╔══
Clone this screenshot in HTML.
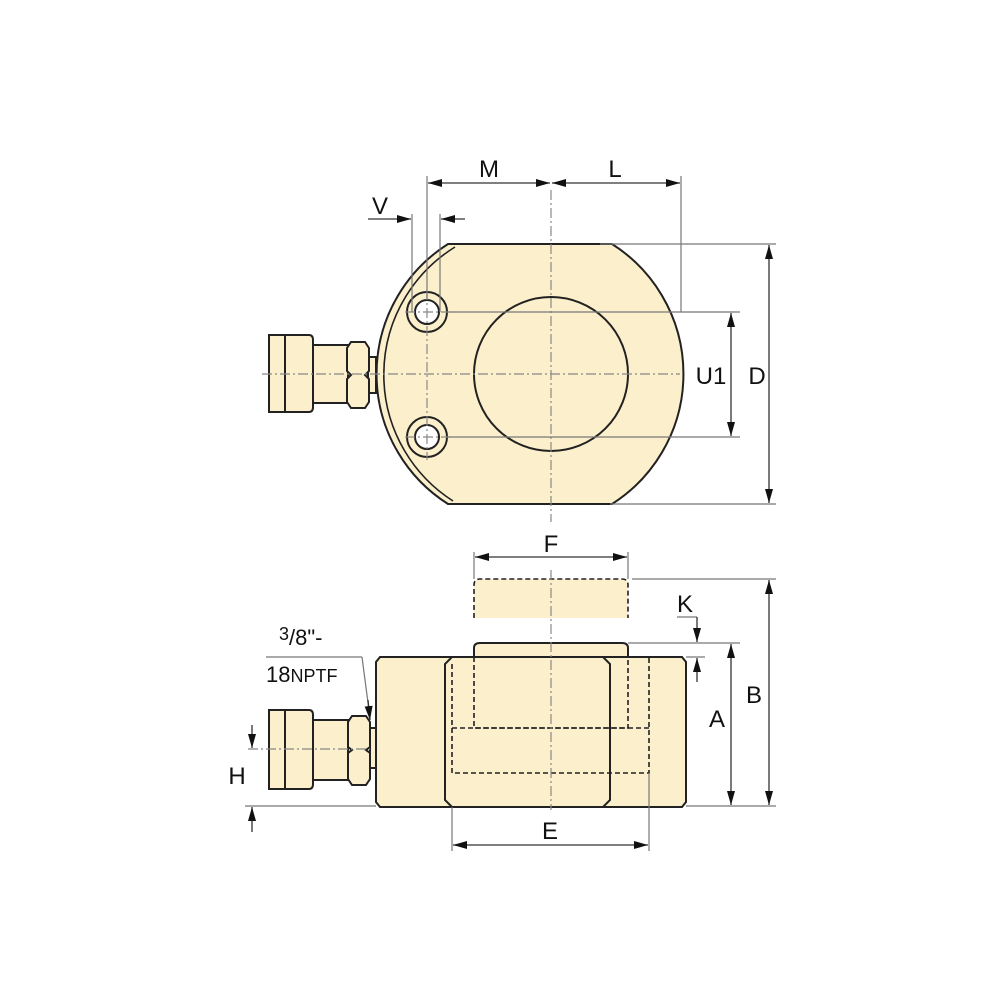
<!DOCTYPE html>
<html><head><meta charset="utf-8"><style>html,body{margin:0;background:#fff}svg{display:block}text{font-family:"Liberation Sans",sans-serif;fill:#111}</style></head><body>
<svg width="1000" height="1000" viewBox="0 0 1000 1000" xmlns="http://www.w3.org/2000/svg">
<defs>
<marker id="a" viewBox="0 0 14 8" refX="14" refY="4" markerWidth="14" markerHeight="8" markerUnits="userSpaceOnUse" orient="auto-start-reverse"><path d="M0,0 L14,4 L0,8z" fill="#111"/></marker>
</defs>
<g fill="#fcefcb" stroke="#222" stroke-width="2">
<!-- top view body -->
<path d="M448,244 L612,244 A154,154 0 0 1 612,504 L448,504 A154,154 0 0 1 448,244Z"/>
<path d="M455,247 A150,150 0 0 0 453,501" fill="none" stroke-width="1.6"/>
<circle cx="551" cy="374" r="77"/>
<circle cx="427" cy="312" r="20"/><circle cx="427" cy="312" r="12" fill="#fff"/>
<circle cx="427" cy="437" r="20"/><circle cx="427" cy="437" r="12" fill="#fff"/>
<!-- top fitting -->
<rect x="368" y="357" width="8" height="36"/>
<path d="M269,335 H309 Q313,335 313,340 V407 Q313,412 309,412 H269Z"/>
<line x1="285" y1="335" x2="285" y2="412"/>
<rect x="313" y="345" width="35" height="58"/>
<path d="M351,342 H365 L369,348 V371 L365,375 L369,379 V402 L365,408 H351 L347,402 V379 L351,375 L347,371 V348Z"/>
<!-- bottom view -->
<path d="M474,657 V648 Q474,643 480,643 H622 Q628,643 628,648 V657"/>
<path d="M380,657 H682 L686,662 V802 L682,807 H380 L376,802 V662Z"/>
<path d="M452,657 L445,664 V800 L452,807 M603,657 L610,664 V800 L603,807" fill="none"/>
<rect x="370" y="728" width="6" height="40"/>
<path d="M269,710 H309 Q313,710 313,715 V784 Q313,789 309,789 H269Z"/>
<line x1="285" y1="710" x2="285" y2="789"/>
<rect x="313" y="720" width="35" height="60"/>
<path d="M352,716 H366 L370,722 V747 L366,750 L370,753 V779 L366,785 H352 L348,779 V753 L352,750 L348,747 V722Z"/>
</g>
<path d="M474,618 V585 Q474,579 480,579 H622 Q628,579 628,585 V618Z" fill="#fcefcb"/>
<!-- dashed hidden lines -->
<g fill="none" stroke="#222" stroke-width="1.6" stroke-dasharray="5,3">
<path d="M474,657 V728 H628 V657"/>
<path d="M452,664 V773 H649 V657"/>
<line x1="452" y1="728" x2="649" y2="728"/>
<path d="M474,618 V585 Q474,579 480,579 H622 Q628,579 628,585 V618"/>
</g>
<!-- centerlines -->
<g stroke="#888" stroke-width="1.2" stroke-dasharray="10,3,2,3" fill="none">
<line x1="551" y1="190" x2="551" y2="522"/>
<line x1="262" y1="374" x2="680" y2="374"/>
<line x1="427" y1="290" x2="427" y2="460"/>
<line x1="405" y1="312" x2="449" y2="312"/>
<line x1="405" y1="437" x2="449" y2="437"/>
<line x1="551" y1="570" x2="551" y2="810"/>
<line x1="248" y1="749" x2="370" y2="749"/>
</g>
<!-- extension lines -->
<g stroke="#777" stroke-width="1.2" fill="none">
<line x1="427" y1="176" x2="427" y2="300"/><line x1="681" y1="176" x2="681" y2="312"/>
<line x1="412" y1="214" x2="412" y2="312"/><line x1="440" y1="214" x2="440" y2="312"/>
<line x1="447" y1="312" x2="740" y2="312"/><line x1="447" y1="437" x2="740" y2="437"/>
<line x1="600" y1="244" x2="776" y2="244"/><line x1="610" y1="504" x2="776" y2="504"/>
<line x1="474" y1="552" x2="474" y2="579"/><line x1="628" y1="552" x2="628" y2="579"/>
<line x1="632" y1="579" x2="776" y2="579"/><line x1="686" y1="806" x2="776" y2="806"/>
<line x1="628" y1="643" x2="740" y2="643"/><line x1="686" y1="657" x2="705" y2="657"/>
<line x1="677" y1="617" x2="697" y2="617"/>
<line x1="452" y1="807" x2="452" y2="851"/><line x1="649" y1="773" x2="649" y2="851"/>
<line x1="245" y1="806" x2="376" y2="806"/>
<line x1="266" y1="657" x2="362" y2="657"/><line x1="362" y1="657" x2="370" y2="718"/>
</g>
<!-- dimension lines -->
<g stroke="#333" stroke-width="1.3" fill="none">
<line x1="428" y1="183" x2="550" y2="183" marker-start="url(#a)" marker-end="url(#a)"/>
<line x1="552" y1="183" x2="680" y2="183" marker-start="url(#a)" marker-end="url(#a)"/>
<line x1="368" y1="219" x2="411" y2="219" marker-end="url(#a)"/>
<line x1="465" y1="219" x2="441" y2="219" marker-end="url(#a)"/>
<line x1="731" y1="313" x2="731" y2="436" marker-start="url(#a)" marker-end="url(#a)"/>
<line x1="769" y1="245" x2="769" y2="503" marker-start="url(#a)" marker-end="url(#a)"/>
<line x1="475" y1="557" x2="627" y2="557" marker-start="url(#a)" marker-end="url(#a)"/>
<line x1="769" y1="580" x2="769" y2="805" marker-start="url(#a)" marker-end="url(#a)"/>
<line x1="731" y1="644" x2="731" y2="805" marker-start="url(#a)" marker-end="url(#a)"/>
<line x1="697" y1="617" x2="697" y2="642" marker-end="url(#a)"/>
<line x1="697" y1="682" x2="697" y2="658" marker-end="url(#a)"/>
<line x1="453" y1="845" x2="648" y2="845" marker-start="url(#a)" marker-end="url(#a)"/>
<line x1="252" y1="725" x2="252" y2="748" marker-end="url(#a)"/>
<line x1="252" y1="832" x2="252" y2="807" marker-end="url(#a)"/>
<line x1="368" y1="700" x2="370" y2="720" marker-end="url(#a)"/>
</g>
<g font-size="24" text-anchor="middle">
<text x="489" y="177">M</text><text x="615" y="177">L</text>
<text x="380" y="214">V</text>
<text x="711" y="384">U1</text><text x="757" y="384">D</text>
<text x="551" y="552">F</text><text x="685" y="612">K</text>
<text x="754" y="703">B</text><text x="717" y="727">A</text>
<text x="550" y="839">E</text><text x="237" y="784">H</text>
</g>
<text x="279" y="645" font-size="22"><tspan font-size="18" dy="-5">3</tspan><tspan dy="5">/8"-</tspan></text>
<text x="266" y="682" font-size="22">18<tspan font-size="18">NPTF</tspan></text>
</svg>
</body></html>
╚══
● **GIVEN TASK**
Without the pictures, repeat the listing above exactly.

● **EXERCISE ANSWER**
Clone this screenshot in HTML.
<!DOCTYPE html>
<html><head><meta charset="utf-8"><style>html,body{margin:0;background:#fff}svg{display:block}text{font-family:"Liberation Sans",sans-serif;fill:#111}</style></head><body>
<svg width="1000" height="1000" viewBox="0 0 1000 1000" xmlns="http://www.w3.org/2000/svg">
<defs>
<marker id="a" viewBox="0 0 14 8" refX="14" refY="4" markerWidth="14" markerHeight="8" markerUnits="userSpaceOnUse" orient="auto-start-reverse"><path d="M0,0 L14,4 L0,8z" fill="#111"/></marker>
</defs>
<g fill="#fcefcb" stroke="#222" stroke-width="2">
<!-- top view body -->
<path d="M448,244 L612,244 A154,154 0 0 1 612,504 L448,504 A154,154 0 0 1 448,244Z"/>
<path d="M455,247 A150,150 0 0 0 453,501" fill="none" stroke-width="1.6"/>
<circle cx="551" cy="374" r="77"/>
<circle cx="427" cy="312" r="20"/><circle cx="427" cy="312" r="12" fill="#fff"/>
<circle cx="427" cy="437" r="20"/><circle cx="427" cy="437" r="12" fill="#fff"/>
<!-- top fitting -->
<rect x="368" y="357" width="8" height="36"/>
<path d="M269,335 H309 Q313,335 313,340 V407 Q313,412 309,412 H269Z"/>
<line x1="285" y1="335" x2="285" y2="412"/>
<rect x="313" y="345" width="35" height="58"/>
<path d="M351,342 H365 L369,348 V371 L365,375 L369,379 V402 L365,408 H351 L347,402 V379 L351,375 L347,371 V348Z"/>
<!-- bottom view -->
<path d="M474,657 V648 Q474,643 480,643 H622 Q628,643 628,648 V657"/>
<path d="M380,657 H682 L686,662 V802 L682,807 H380 L376,802 V662Z"/>
<path d="M452,657 L445,664 V800 L452,807 M603,657 L610,664 V800 L603,807" fill="none"/>
<rect x="370" y="728" width="6" height="40"/>
<path d="M269,710 H309 Q313,710 313,715 V784 Q313,789 309,789 H269Z"/>
<line x1="285" y1="710" x2="285" y2="789"/>
<rect x="313" y="720" width="35" height="60"/>
<path d="M352,716 H366 L370,722 V747 L366,750 L370,753 V779 L366,785 H352 L348,779 V753 L352,750 L348,747 V722Z"/>
</g>
<path d="M474,618 V585 Q474,579 480,579 H622 Q628,579 628,585 V618Z" fill="#fcefcb"/>
<!-- dashed hidden lines -->
<g fill="none" stroke="#222" stroke-width="1.6" stroke-dasharray="5,3">
<path d="M474,657 V728 H628 V657"/>
<path d="M452,664 V773 H649 V657"/>
<line x1="452" y1="728" x2="649" y2="728"/>
<path d="M474,618 V585 Q474,579 480,579 H622 Q628,579 628,585 V618"/>
</g>
<!-- centerlines -->
<g stroke="#888" stroke-width="1.2" stroke-dasharray="10,3,2,3" fill="none">
<line x1="551" y1="190" x2="551" y2="522"/>
<line x1="262" y1="374" x2="680" y2="374"/>
<line x1="427" y1="290" x2="427" y2="460"/>
<line x1="405" y1="312" x2="449" y2="312"/>
<line x1="405" y1="437" x2="449" y2="437"/>
<line x1="551" y1="570" x2="551" y2="810"/>
<line x1="248" y1="749" x2="370" y2="749"/>
</g>
<!-- extension lines -->
<g stroke="#777" stroke-width="1.2" fill="none">
<line x1="427" y1="176" x2="427" y2="300"/><line x1="681" y1="176" x2="681" y2="312"/>
<line x1="412" y1="214" x2="412" y2="312"/><line x1="440" y1="214" x2="440" y2="312"/>
<line x1="447" y1="312" x2="740" y2="312"/><line x1="447" y1="437" x2="740" y2="437"/>
<line x1="600" y1="244" x2="776" y2="244"/><line x1="610" y1="504" x2="776" y2="504"/>
<line x1="474" y1="552" x2="474" y2="579"/><line x1="628" y1="552" x2="628" y2="579"/>
<line x1="632" y1="579" x2="776" y2="579"/><line x1="686" y1="806" x2="776" y2="806"/>
<line x1="628" y1="643" x2="740" y2="643"/><line x1="686" y1="657" x2="705" y2="657"/>
<line x1="677" y1="617" x2="697" y2="617"/>
<line x1="452" y1="807" x2="452" y2="851"/><line x1="649" y1="773" x2="649" y2="851"/>
<line x1="245" y1="806" x2="376" y2="806"/>
<line x1="266" y1="657" x2="362" y2="657"/><line x1="362" y1="657" x2="370" y2="718"/>
</g>
<!-- dimension lines -->
<g stroke="#333" stroke-width="1.3" fill="none">
<line x1="428" y1="183" x2="550" y2="183" marker-start="url(#a)" marker-end="url(#a)"/>
<line x1="552" y1="183" x2="680" y2="183" marker-start="url(#a)" marker-end="url(#a)"/>
<line x1="368" y1="219" x2="411" y2="219" marker-end="url(#a)"/>
<line x1="465" y1="219" x2="441" y2="219" marker-end="url(#a)"/>
<line x1="731" y1="313" x2="731" y2="436" marker-start="url(#a)" marker-end="url(#a)"/>
<line x1="769" y1="245" x2="769" y2="503" marker-start="url(#a)" marker-end="url(#a)"/>
<line x1="475" y1="557" x2="627" y2="557" marker-start="url(#a)" marker-end="url(#a)"/>
<line x1="769" y1="580" x2="769" y2="805" marker-start="url(#a)" marker-end="url(#a)"/>
<line x1="731" y1="644" x2="731" y2="805" marker-start="url(#a)" marker-end="url(#a)"/>
<line x1="697" y1="617" x2="697" y2="642" marker-end="url(#a)"/>
<line x1="697" y1="682" x2="697" y2="658" marker-end="url(#a)"/>
<line x1="453" y1="845" x2="648" y2="845" marker-start="url(#a)" marker-end="url(#a)"/>
<line x1="252" y1="725" x2="252" y2="748" marker-end="url(#a)"/>
<line x1="252" y1="832" x2="252" y2="807" marker-end="url(#a)"/>
<line x1="368" y1="700" x2="370" y2="720" marker-end="url(#a)"/>
</g>
<g font-size="24" text-anchor="middle">
<text x="489" y="177">M</text><text x="615" y="177">L</text>
<text x="380" y="214">V</text>
<text x="711" y="384">U1</text><text x="757" y="384">D</text>
<text x="551" y="552">F</text><text x="685" y="612">K</text>
<text x="754" y="703">B</text><text x="717" y="727">A</text>
<text x="550" y="839">E</text><text x="237" y="784">H</text>
</g>
<text x="279" y="645" font-size="22"><tspan font-size="18" dy="-5">3</tspan><tspan dy="5">/8"-</tspan></text>
<text x="266" y="682" font-size="22">18<tspan font-size="18">NPTF</tspan></text>
</svg>
</body></html>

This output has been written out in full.